Using the listing below, copy exactly the lines from the one containing "Rebuild this chart" to the one containing "plt.rcParams['font.weight'] = 'bold'", both lines included, and no others.
◆ ◆ ◆ ◆ ◆
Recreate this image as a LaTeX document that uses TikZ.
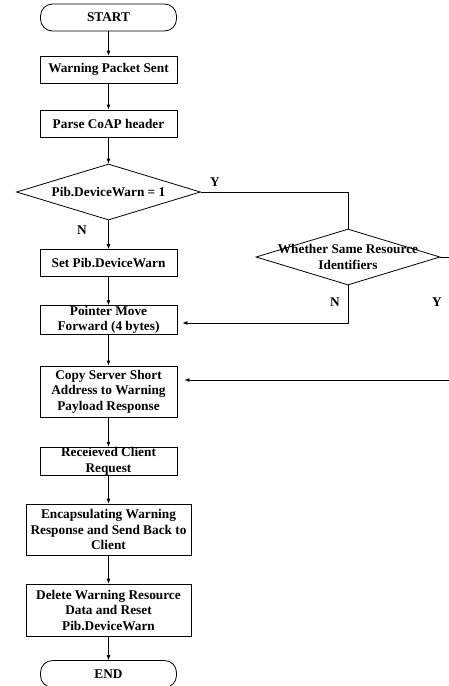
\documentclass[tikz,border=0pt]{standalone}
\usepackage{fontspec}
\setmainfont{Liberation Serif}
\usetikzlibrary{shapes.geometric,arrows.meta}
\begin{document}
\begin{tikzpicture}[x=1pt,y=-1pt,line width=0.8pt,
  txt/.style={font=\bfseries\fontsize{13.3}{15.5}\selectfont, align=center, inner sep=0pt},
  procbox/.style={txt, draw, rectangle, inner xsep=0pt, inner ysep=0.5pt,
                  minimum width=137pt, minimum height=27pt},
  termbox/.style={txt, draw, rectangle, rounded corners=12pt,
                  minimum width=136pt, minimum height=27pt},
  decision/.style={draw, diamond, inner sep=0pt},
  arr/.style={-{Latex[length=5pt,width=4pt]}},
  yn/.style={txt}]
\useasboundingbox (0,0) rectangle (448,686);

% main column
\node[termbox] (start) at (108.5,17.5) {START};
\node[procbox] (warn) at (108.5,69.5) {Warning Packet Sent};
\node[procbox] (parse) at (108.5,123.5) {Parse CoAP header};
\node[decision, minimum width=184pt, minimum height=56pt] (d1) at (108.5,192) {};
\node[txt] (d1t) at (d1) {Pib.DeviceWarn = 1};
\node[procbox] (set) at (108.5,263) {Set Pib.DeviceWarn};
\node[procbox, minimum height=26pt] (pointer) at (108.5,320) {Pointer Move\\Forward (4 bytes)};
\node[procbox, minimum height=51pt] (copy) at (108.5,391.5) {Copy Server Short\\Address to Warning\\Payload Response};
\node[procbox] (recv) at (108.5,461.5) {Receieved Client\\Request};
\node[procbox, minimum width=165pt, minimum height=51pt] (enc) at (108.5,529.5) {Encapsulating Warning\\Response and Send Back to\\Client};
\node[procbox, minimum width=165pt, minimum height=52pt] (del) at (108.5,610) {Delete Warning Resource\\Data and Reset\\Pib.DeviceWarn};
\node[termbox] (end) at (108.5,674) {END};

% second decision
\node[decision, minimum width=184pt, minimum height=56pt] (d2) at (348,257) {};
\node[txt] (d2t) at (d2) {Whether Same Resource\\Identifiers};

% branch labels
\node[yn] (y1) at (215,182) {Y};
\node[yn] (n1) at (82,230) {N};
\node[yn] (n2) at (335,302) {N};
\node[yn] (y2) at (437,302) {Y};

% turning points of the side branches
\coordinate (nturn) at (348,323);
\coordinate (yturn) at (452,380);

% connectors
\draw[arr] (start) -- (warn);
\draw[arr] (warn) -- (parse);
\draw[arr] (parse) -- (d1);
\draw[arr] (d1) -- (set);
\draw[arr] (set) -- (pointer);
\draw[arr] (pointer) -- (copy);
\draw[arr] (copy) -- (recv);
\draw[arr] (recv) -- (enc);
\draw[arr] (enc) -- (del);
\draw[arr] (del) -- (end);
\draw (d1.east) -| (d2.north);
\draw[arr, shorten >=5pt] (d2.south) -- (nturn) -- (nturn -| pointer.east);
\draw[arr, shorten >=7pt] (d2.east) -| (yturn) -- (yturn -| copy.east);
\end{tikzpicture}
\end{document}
◆ ◆ ◆ ◆ ◆
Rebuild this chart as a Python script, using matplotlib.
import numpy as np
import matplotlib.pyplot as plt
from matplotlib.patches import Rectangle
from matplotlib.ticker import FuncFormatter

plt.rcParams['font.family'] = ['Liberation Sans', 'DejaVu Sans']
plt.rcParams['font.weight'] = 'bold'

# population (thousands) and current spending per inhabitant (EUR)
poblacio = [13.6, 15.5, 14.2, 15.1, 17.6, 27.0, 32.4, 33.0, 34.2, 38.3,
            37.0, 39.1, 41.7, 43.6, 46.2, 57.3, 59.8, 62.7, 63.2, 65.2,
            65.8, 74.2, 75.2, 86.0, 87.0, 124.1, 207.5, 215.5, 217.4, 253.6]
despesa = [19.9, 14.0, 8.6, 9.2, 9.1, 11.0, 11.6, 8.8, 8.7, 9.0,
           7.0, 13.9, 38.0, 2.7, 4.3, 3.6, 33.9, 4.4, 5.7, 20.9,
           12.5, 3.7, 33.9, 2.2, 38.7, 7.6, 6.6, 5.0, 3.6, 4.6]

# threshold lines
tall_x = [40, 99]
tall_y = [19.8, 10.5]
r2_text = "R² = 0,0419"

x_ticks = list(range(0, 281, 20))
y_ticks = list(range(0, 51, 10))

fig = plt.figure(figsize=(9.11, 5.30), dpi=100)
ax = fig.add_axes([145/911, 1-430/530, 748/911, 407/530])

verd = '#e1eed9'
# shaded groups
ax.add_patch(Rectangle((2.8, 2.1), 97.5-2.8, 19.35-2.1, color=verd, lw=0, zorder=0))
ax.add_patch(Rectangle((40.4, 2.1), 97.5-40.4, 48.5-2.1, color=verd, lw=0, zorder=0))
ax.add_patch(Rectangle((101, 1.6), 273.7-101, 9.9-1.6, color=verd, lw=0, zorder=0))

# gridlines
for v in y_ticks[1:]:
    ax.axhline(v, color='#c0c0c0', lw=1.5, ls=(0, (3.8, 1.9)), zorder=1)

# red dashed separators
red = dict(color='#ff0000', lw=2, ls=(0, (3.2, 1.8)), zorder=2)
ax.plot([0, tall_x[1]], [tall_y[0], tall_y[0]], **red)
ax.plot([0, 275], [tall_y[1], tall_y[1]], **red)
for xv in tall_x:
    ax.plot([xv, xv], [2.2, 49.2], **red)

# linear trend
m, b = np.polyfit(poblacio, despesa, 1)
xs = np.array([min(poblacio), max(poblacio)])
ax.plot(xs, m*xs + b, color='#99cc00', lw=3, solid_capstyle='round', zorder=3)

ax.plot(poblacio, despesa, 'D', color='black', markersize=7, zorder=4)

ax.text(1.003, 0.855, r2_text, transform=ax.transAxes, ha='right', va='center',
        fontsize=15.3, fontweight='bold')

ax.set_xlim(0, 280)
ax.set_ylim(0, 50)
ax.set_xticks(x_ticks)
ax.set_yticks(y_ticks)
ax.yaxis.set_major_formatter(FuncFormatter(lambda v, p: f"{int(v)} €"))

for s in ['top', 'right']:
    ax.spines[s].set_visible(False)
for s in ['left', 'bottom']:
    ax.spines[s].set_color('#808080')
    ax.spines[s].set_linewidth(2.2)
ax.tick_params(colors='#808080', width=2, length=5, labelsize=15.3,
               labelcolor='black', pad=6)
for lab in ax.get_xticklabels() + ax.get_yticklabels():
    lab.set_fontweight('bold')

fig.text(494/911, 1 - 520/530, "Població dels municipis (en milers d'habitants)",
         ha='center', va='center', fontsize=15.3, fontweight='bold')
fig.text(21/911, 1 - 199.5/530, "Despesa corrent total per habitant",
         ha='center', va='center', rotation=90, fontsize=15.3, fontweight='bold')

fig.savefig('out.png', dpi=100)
◆ ◆ ◆ ◆ ◆
▶ **TASK RESULT**:
Rebuild this chart as a Python script, using matplotlib.
import numpy as np
import matplotlib.pyplot as plt
from matplotlib.patches import Rectangle
from matplotlib.ticker import FuncFormatter

plt.rcParams['font.family'] = ['Liberation Sans', 'DejaVu Sans']
plt.rcParams['font.weight'] = 'bold'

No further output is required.